● **Exercise goal**
Copy exactly the lines from the one containing "Reproduce this chart" through the one containing "import seaborn as sns", both included, and leave out any pictures.
┄┄┄┄┄┄┄┄┄┄
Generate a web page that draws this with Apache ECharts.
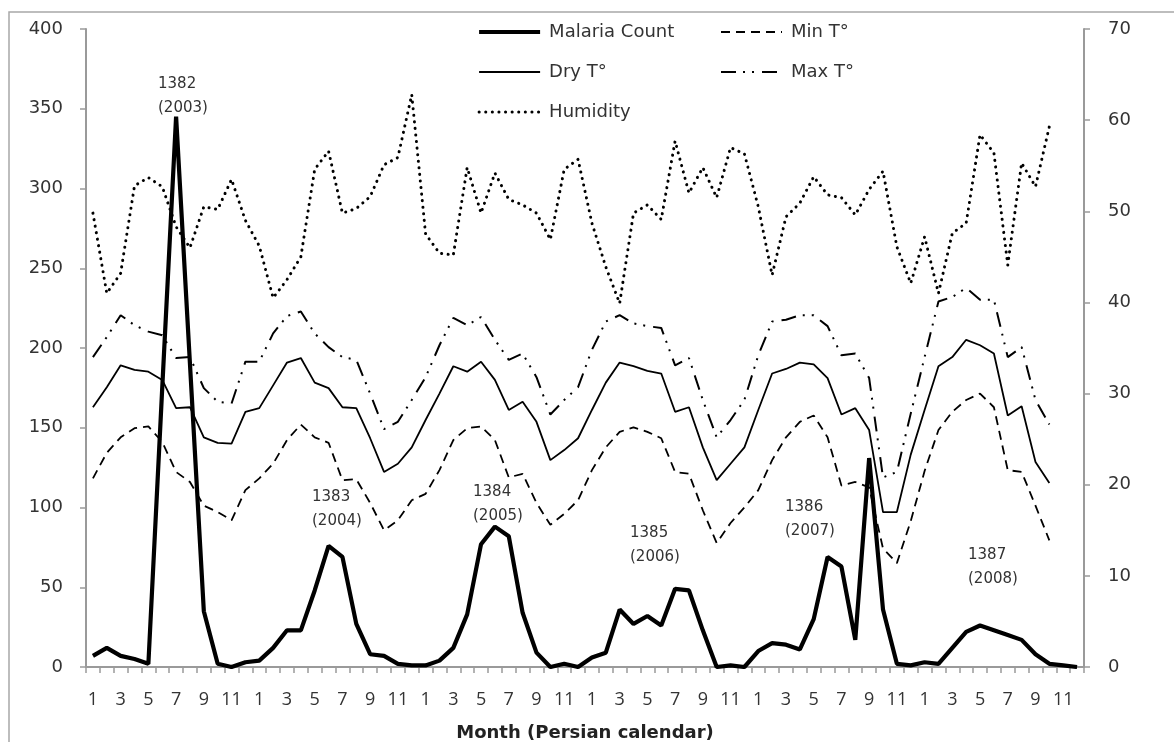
<!DOCTYPE html>
<html>
<head>
<meta charset="utf-8">
<script src="https://cdn.jsdelivr.net/npm/echarts@6/dist/echarts.min.js"></script>
<style>
    html, body { margin: 0; padding: 0; background: #fff; }
    #chart { width: 1174px; height: 742px; }
</style>
</head>
<body>
<div id="chart"></div>
<script>
const FONT = '"Open Sans", "Noto Sans", sans-serif';
const WIDE_FONT = '"DejaVu Sans", "Open Sans", sans-serif';

// month of the Persian calendar, 6 years (1382-1387)
const months = [];
for (let y = 0; y < 6; y++) {
    for (let m = 1; m <= 12; m++) months.push(String(m));
}

// left axis
const malaria = [
    7, 12, 7, 5, 2, 175, 345, 190, 35, 2, 0, 3,
    4, 12, 23, 23, 48, 76, 69, 27, 8, 7, 2, 1,
    1, 4, 12, 33, 77, 88, 82, 34, 9, 0, 2, 0,
    6, 9, 36, 27, 32, 26, 49, 48, 23, 0, 1, 0,
    10, 15, 14, 11, 30, 69, 63, 17, 131, 36, 2, 1,
    3, 2, 12, 22, 26, 23, 20, 17, 8, 2, 1, 0
];

// right axis
const minT = [
    20.7, 23.5, 25.2, 26.2, 26.4, 24.7, 21.4, 20.3, 17.7, 17.0, 16.1, 19.4,
    20.7, 22.3, 24.9, 26.6, 25.2, 24.6, 20.5, 20.6, 18.0, 15.0, 16.1, 18.3,
    19.0, 21.6, 24.9, 26.2, 26.4, 24.9, 20.8, 21.2, 18.0, 15.6, 16.8, 18.3,
    21.6, 24.1, 25.8, 26.3, 25.8, 25.1, 21.4, 21.2, 17.2, 13.6, 15.8, 17.5,
    19.4, 22.7, 25.2, 26.9, 27.6, 25.2, 19.9, 20.3, 19.7, 13.0, 11.4, 16.0,
    21.5, 26.0, 28.0, 29.3, 30.0, 28.5, 21.6, 21.4, 17.7, 13.9, null, null
];
const maxT = [
    34.0, 36.2, 38.6, 37.5, 36.8, 36.4, 33.9, 34.0, 30.6, 29.1, 28.9, 33.5,
    33.5, 36.6, 38.5, 39.0, 36.6, 35.1, 34.0, 33.7, 30.0, 26.1, 26.9, 29.3,
    31.8, 35.3, 38.3, 37.5, 38.4, 35.9, 33.7, 34.4, 31.8, 27.7, 29.3, 30.7,
    34.8, 37.9, 38.6, 37.7, 37.4, 37.2, 33.1, 33.9, 29.3, 25.2, 27.1, 29.3,
    34.2, 37.9, 38.1, 38.6, 38.6, 37.4, 34.2, 34.4, 31.7, 20.8, 21.4, 27.8,
    34.0, 40.1, 40.6, 41.6, 40.3, 40.3, 34.0, 35.1, 29.3, 26.6, null, null
];
const dryT = [
    28.5, 30.7, 33.1, 32.6, 32.4, 31.5, 28.4, 28.5, 25.2, 24.6, 24.5, 28.0,
    28.4, 30.9, 33.4, 33.9, 31.2, 30.6, 28.5, 28.4, 25.1, 21.4, 22.3, 24.1,
    27.1, 30.0, 33.0, 32.4, 33.5, 31.5, 28.2, 29.1, 26.9, 22.7, 23.8, 25.1,
    28.2, 31.2, 33.4, 33.0, 32.5, 32.2, 28.0, 28.5, 24.1, 20.5, 22.3, 24.1,
    28.2, 32.2, 32.7, 33.4, 33.2, 31.7, 27.7, 28.4, 26.0, 17.0, 17.0, 23.3,
    28.2, 33.0, 34.0, 35.9, 35.3, 34.4, 27.6, 28.6, 22.5, 20.2, null, null
];
const humidity = [
    49.8, 41.0, 43.2, 52.8, 53.7, 52.7, 48.3, 46.0, 50.5, 50.2, 53.5, 49.0,
    46.2, 40.5, 42.5, 45.0, 54.6, 56.6, 49.8, 50.3, 51.6, 55.1, 55.9, 62.8,
    47.5, 45.4, 45.2, 54.8, 49.8, 54.2, 51.3, 50.7, 49.8, 46.9, 54.6, 55.7,
    48.7, 43.9, 39.9, 49.8, 50.7, 49.1, 57.7, 52.0, 54.8, 51.5, 57.0, 56.3,
    50.5, 43.0, 49.4, 50.9, 53.8, 51.8, 51.5, 49.6, 52.4, 54.4, 46.1, 42.1,
    47.2, 41.0, 47.6, 48.7, 58.4, 56.4, 44.1, 55.3, 52.7, 59.3, null, null
];

const leftTicks = { min: 0, max: 400, interval: 50 };
const rightTicks = { min: 0, max: 70, interval: 10 };

// year notes: [text, left, top]
const yearNotes = [
    ['1382\n(2003)', 158, 72],
    ['1383\n(2004)', 312, 485],
    ['1384\n(2005)', 473, 480],
    ['1385\n(2006)', 630, 521],
    ['1386\n(2007)', 785, 495],
    ['1387\n(2008)', 968, 543]
];

const chart = echarts.init(document.getElementById('chart'));

const axisGray = '#9a9a9a';
const styles = {
    'Malaria Count': { width: 4.2 },
    'Dry T°': { width: 1.8 },
    'Humidity': { width: 3, type: [0.1, 6.5], cap: 'round' },
    'Min T°': { width: 1.8, type: [9, 6] },
    'Max T°': { width: 2, type: [15, 7, 2, 7, 2, 8] }
};

function lineSeries(name, data, yAxisIndex, z) {
    return {
        name: name,
        type: 'line',
        data: data,
        yAxisIndex: yAxisIndex,
        symbol: 'none',
        connectNulls: false,
        z: z,
        itemStyle: { color: '#000' },
        lineStyle: Object.assign({ color: '#000' }, styles[name])
    };
}

function legendItems(names) {
    return names.map(n => ({ name: n, lineStyle: Object.assign({ color: '#000' }, styles[n]) }));
}

const legendCommon = {
    orient: 'vertical',
    top: 21,
    padding: 0,
    itemWidth: 61,
    itemHeight: 14,
    itemGap: 18,
    itemStyle: { opacity: 0 },
    textStyle: { color: '#333', fontFamily: WIDE_FONT, fontSize: 18, lineHeight: 22, padding: [0, 0, 0, 4] },
    selectedMode: false
};

chart.setOption({
    backgroundColor: '#fff',
    animation: false,
    grid: { left: 86, right: 90, top: 29, bottom: 75, containLabel: false, outerBoundsMode: 'none' },
    legend: [
        Object.assign({}, legendCommon, { left: 477, data: legendItems(['Malaria Count', 'Dry T°', 'Humidity']) }),
        Object.assign({}, legendCommon, { left: 720, data: legendItems(['Min T°', 'Max T°']) })
    ],
    xAxis: {
        type: 'category',
        data: months,
        boundaryGap: true,
        name: 'Month (Persian calendar)',
        nameLocation: 'middle',
        nameGap: 57,
        nameTextStyle: { color: '#222', fontFamily: WIDE_FONT, fontSize: 18, fontWeight: 'bold' },
        axisLine: { lineStyle: { color: axisGray, width: 2 } },
        axisTick: { show: true, interval: 0, length: 6, lineStyle: { color: axisGray, width: 1.5 } },
        axisLabel: { interval: 1, margin: 24, color: '#333', fontFamily: FONT, fontSize: 18 },
        splitLine: { show: false }
    },
    yAxis: [
        Object.assign({
            type: 'value',
            position: 'left',
            axisLine: { show: true, lineStyle: { color: axisGray, width: 2 } },
            axisTick: { show: true, length: 6, lineStyle: { color: axisGray, width: 1.5 } },
            axisLabel: { margin: 23, color: '#333', fontFamily: WIDE_FONT, fontSize: 18 },
            splitLine: { show: false }
        }, leftTicks),
        Object.assign({
            type: 'value',
            position: 'right',
            axisLine: { show: true, lineStyle: { color: axisGray, width: 2 } },
            axisTick: { show: true, length: 6, lineStyle: { color: axisGray, width: 1.5 } },
            axisLabel: { margin: 24, color: '#333', fontFamily: WIDE_FONT, fontSize: 18 },
            splitLine: { show: false }
        }, rightTicks)
    ],
    series: [
        lineSeries('Malaria Count', malaria, 0, 10),
        lineSeries('Dry T°', dryT, 1, 5),
        lineSeries('Humidity', humidity, 1, 4),
        lineSeries('Min T°', minT, 1, 5),
        lineSeries('Max T°', maxT, 1, 5)
    ],
    graphic: [
        {
            type: 'rect',
            silent: true,
            shape: { x: 9, y: 12, width: 1300, height: 900 },
            style: { fill: 'none', stroke: '#a8a8a8', lineWidth: 1.5 }
        }
    ].concat(yearNotes.map(n => ({
        type: 'text',
        silent: true,
        left: n[1],
        top: n[2],
        style: {
            text: n[0],
            fill: '#333',
            font: '15px ' + WIDE_FONT,
            lineHeight: 24
        }
    })))
});
</script>
</body>
</html>
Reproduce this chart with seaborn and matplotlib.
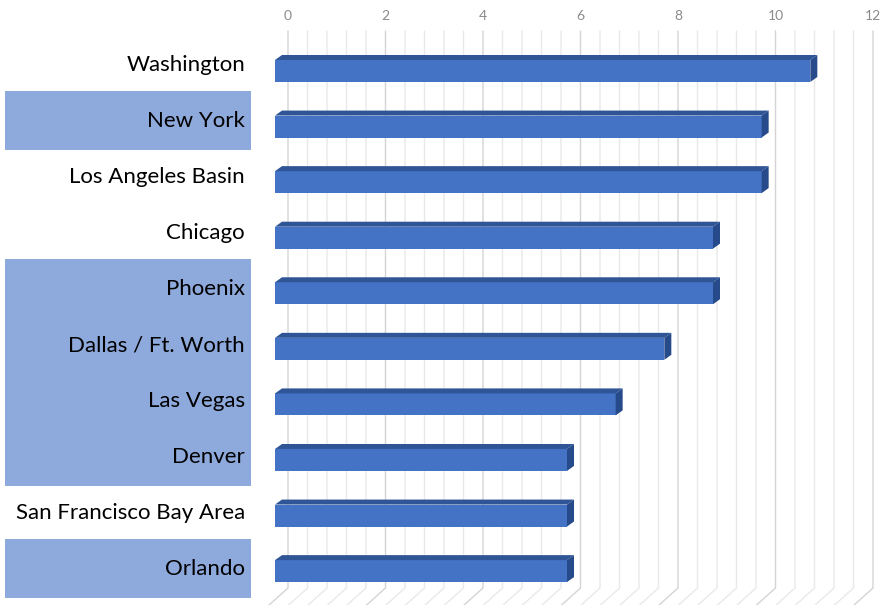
import numpy as np
import pandas as pd
import matplotlib
matplotlib.use("Agg")
import matplotlib.pyplot as plt
from matplotlib.patches import Polygon, Rectangle
import seaborn as sns

cities = ["Washington", "New York", "Los Angeles Basin", "Chicago", "Phoenix",
          "Dallas / Ft. Worth", "Las Vegas", "Denver", "San Francisco Bay Area", "Orlando"]
values = [11, 10, 10, 9, 9, 8, 7, 6, 6, 6]
highlighted = [False, True, False, False, True, True, True, True, False, True]
tick_values = [0, 2, 4, 6, 8, 10, 12]

sns.set_theme(style="white")
plt.rcParams['font.family'] = ['Lato', 'DejaVu Sans']

W, H = 881, 605
fig = plt.figure(figsize=(W / 100, H / 100), dpi=100)
fig.patch.set_facecolor("white")

# ---- background wall with gridlines and top ticks ----
ax_bg = fig.add_axes([288 / W, 0, 585 / W, (H - 28) / H])
ax_bg.set_xlim(0, 12)
ax_bg.set_ylim(H, 28)
ax_bg.patch.set_alpha(0)
for s in ax_bg.spines.values():
    s.set_visible(False)
ax_bg.xaxis.tick_top()
ax_bg.set_xticks(tick_values)
ax_bg.set_xticklabels([str(t) for t in tick_values], color="#8a8a8a", fontsize=10)
ax_bg.tick_params(axis="x", length=0, pad=4)
ax_bg.set_yticks([])
slant = 20 / 48.75
for k in range(0, 31):
    gx = k * 0.4
    major = (k % 5 == 0)
    ax_bg.plot([gx, gx, gx - slant], [31, 588, 606],
               color="#d4d4d4" if major else "#e9e9e9", lw=1.0, clip_on=False,
               solid_joinstyle="miter")

# ---- bars ----
ax = fig.add_axes([275 / W, 0, 584 / W, 1])
ax.patch.set_alpha(0)
df = pd.DataFrame({"city": cities, "value": values})
sns.barplot(data=df, y="city", x="value", orient="h", color="#4472C4",
            saturation=1, width=0.395, ax=ax, linewidth=0)
ax.set_xlim(0, 12)
ax.set_ylim(9.61, -1.277)
ax.axis("off")

dx = 7 / 48.7
dy = 5 / 55.6
for p in ax.patches:
    x0 = p.get_x()
    x1 = x0 + p.get_width()
    yt = p.get_y()
    yb = yt + p.get_height()
    top = Polygon([(x0, yt), (x1, yt), (x1 + dx, yt - dy), (x0 + dx, yt - dy)],
                  closed=True, facecolor="#2F5597", edgecolor="none")
    side = Polygon([(x1, yt), (x1 + dx, yt - dy), (x1 + dx, yb - dy), (x1, yb)],
                   closed=True, facecolor="#264A8A", edgecolor="none")
    ax.add_patch(top)
    ax.add_patch(side)

# ---- category labels with highlight boxes ----
ax_lab = fig.add_axes([0, 0, 275 / W, 1])
ax_lab.set_xlim(0, 275)
ax_lab.set_ylim(H, 0)
ax_lab.axis("off")
for i, (c, h) in enumerate(zip(cities, highlighted)):
    cy = 65 + 56 * i
    if h:
        ax_lab.add_patch(Rectangle((5, cy - 30), 246, 59, facecolor="#8EA9DB",
                                   edgecolor="none"))
    ax_lab.text(245, cy, c, ha="right", va="center", fontsize=16, color="#000000")

fig.savefig("out.png", dpi=100, facecolor="white")
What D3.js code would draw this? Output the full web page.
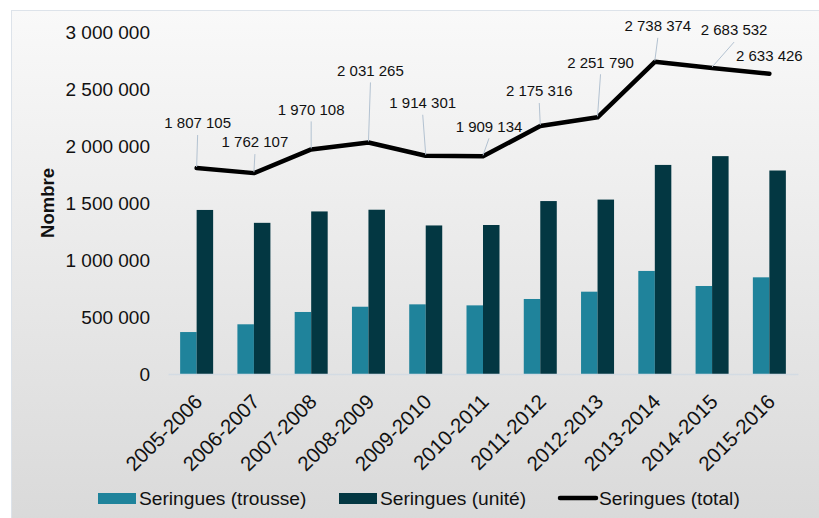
<!DOCTYPE html>
<html>
<head>
<meta charset="utf-8">
<script src="https://cdn.jsdelivr.net/npm/d3@7"></script>
<style>
  html, body { margin: 0; padding: 0; background: #fff; }
  svg { display: block; font-family: "Liberation Sans", Arial, Helvetica, sans-serif; }
</style>
</head>
<body>
<svg id="chart"></svg>
<script>
// data
const years = ["2005-2006", "2006-2007", "2007-2008", "2008-2009", "2009-2010", "2010-2011",
  "2011-2012", "2012-2013", "2013-2014", "2014-2015", "2015-2016"];
const trousse = [368000, 436000, 544000, 590000, 611000, 602000, 658000, 722000, 904000, 772000, 848000];
const unite = [1439000, 1326000, 1426000, 1441000, 1303000, 1307000, 1517000, 1530000, 1834000, 1911000, 1785000];
const total = [1807105, 1762107, 1970108, 2031265, 1914301, 1909134, 2175316, 2251790, 2738374, 2683532, 2633426];
const yTicks = [0, 500000, 1000000, 1500000, 2000000, 2500000, 3000000];
const seriesNames = ["Seringues (trousse)", "Seringues (unité)", "Seringues (total)"];

// where each total label sits relative to its point (px), leader drawn when far enough
const labelShift = [[1, -45], [1, -31], [0, -40], [2, -72], [-3, -53], [6, -30],
  [-1, -35], [3, -55], [3, -36], [22, -38], [0, -18]];

const W = 819, H = 518;
const margin = {top: 32, right: 21, bottom: 144, left: 168};
const width = W - margin.left - margin.right;
const height = H - margin.top - margin.bottom;

const colTrousse = "#1f839b", colUnite = "#033742";
const fmt = v => d3.format(",")(v).replace(/,/g, " ");

const svg = d3.select("#chart").attr("width", W).attr("height", H);

// background panel
const grad = svg.append("defs").append("linearGradient")
  .attr("id", "bg").attr("x1", 0).attr("y1", 0).attr("x2", 0).attr("y2", 1);
grad.append("stop").attr("offset", "0%").attr("stop-color", "#f9f9f9");
grad.append("stop").attr("offset", "100%").attr("stop-color", "#d9d9d9");
svg.append("rect")
  .attr("x", 11.5).attr("y", 10.5).attr("width", W).attr("height", H)
  .attr("fill", "url(#bg)").attr("stroke", "#dde3ea").attr("stroke-width", 1);

const g = svg.append("g").attr("transform", `translate(${margin.left},${margin.top})`);

const x = d3.scaleBand().domain(years).range([0, width]).paddingInner(0).paddingOuter(0);
const y = d3.scaleLinear().domain([0, 3000000]).range([height, 0]);
const barW = 16.5;

// y axis
const yAxis = g.append("g")
  .call(d3.axisLeft(y).tickValues(yTicks).tickFormat(fmt).tickSize(0).tickPadding(18));
yAxis.select(".domain").remove();
yAxis.selectAll("text").attr("font-size", 19).attr("fill", "#111")
  .attr("font-family", "\"Liberation Sans\", Arial, sans-serif");

g.append("text")
  .attr("transform", `translate(${-114},${height / 2}) rotate(-90)`)
  .attr("text-anchor", "middle")
  .attr("font-size", 18.5).attr("font-weight", "bold").attr("fill", "#111")
  .text("Nombre");

// bars
const cat = g.selectAll(".cat").data(years).join("g")
  .attr("transform", d => `translate(${x(d) + x.bandwidth() / 2},0)`);
cat.append("rect")
  .attr("x", -barW).attr("width", barW)
  .attr("y", (d, i) => y(trousse[i])).attr("height", (d, i) => height - y(trousse[i]))
  .attr("fill", colTrousse);
cat.append("rect")
  .attr("x", 0).attr("width", barW)
  .attr("y", (d, i) => y(unite[i])).attr("height", (d, i) => height - y(unite[i]))
  .attr("fill", colUnite);

// x axis
const xAxis = g.append("g").attr("transform", `translate(0,${height})`)
  .call(d3.axisBottom(x).tickSize(0).tickPadding(0));
xAxis.select(".domain").attr("stroke", "#d3dbe3").attr("stroke-width", 1.5);
xAxis.selectAll("text")
  .attr("font-size", 20.5).attr("fill", "#111")
  .attr("font-family", "\"Liberation Sans\", Arial, sans-serif")
  .attr("text-anchor", "end")
  .attr("dy", null).attr("y", null)
  .attr("transform", "translate(7,29) rotate(-45)");

// total line
const cx = (d, i) => x(years[i]) + x.bandwidth() / 2;
g.append("path")
  .datum(total)
  .attr("fill", "none").attr("stroke", "#000").attr("stroke-width", 4.5)
  .attr("stroke-linejoin", "round").attr("stroke-linecap", "round")
  .attr("d", d3.line().x(cx).y(d => y(d)));

// data labels with leader lines
const lab = g.selectAll(".lab").data(total).join("g");
lab.each(function (d, i) {
  const px = cx(d, i), py = y(d);
  const [dx, dy] = labelShift[i];
  const el = d3.select(this);
  if (dy < -22) {
    el.append("line")
      .attr("x1", px).attr("y1", py - 1)
      .attr("x2", px + dx).attr("y2", py + dy + 12)
      .attr("stroke", "#b3c2d1").attr("stroke-width", 1);
  }
  el.append("text")
    .attr("x", px + dx).attr("y", py + dy)
    .attr("dy", "0.35em")
    .attr("text-anchor", "middle")
    .attr("font-size", 15).attr("fill", "#111")
    .text(fmt(d));
});

// legend
const leg = svg.append("g").attr("transform", "translate(0,498)");
const legX = [98, 339, 558];
leg.append("rect").attr("x", legX[0]).attr("y", -5).attr("width", 38).attr("height", 11).attr("fill", colTrousse);
leg.append("rect").attr("x", legX[1]).attr("y", -5).attr("width", 38).attr("height", 11).attr("fill", colUnite);
leg.append("line").attr("x1", legX[2] + 2).attr("x2", legX[2] + 38).attr("y1", 0).attr("y2", 0)
  .attr("stroke", "#000").attr("stroke-width", 4.5).attr("stroke-linecap", "round");
leg.selectAll(".lt").data(seriesNames).join("text")
  .attr("x", (d, i) => legX[i] + 41).attr("y", 0).attr("dy", "0.35em")
  .attr("font-size", 19.2).attr("fill", "#111")
  .text(d => d);
</script>
</body>
</html>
┄┄┄┄┄┄┄┄┄┄
● **Solved exercise**
Reproduce this chart with seaborn and matplotlib.
import numpy as np
import pandas as pd
import matplotlib
matplotlib.use("Agg")
import matplotlib.pyplot as plt
from matplotlib.patches import Polygon, Rectangle
import seaborn as sns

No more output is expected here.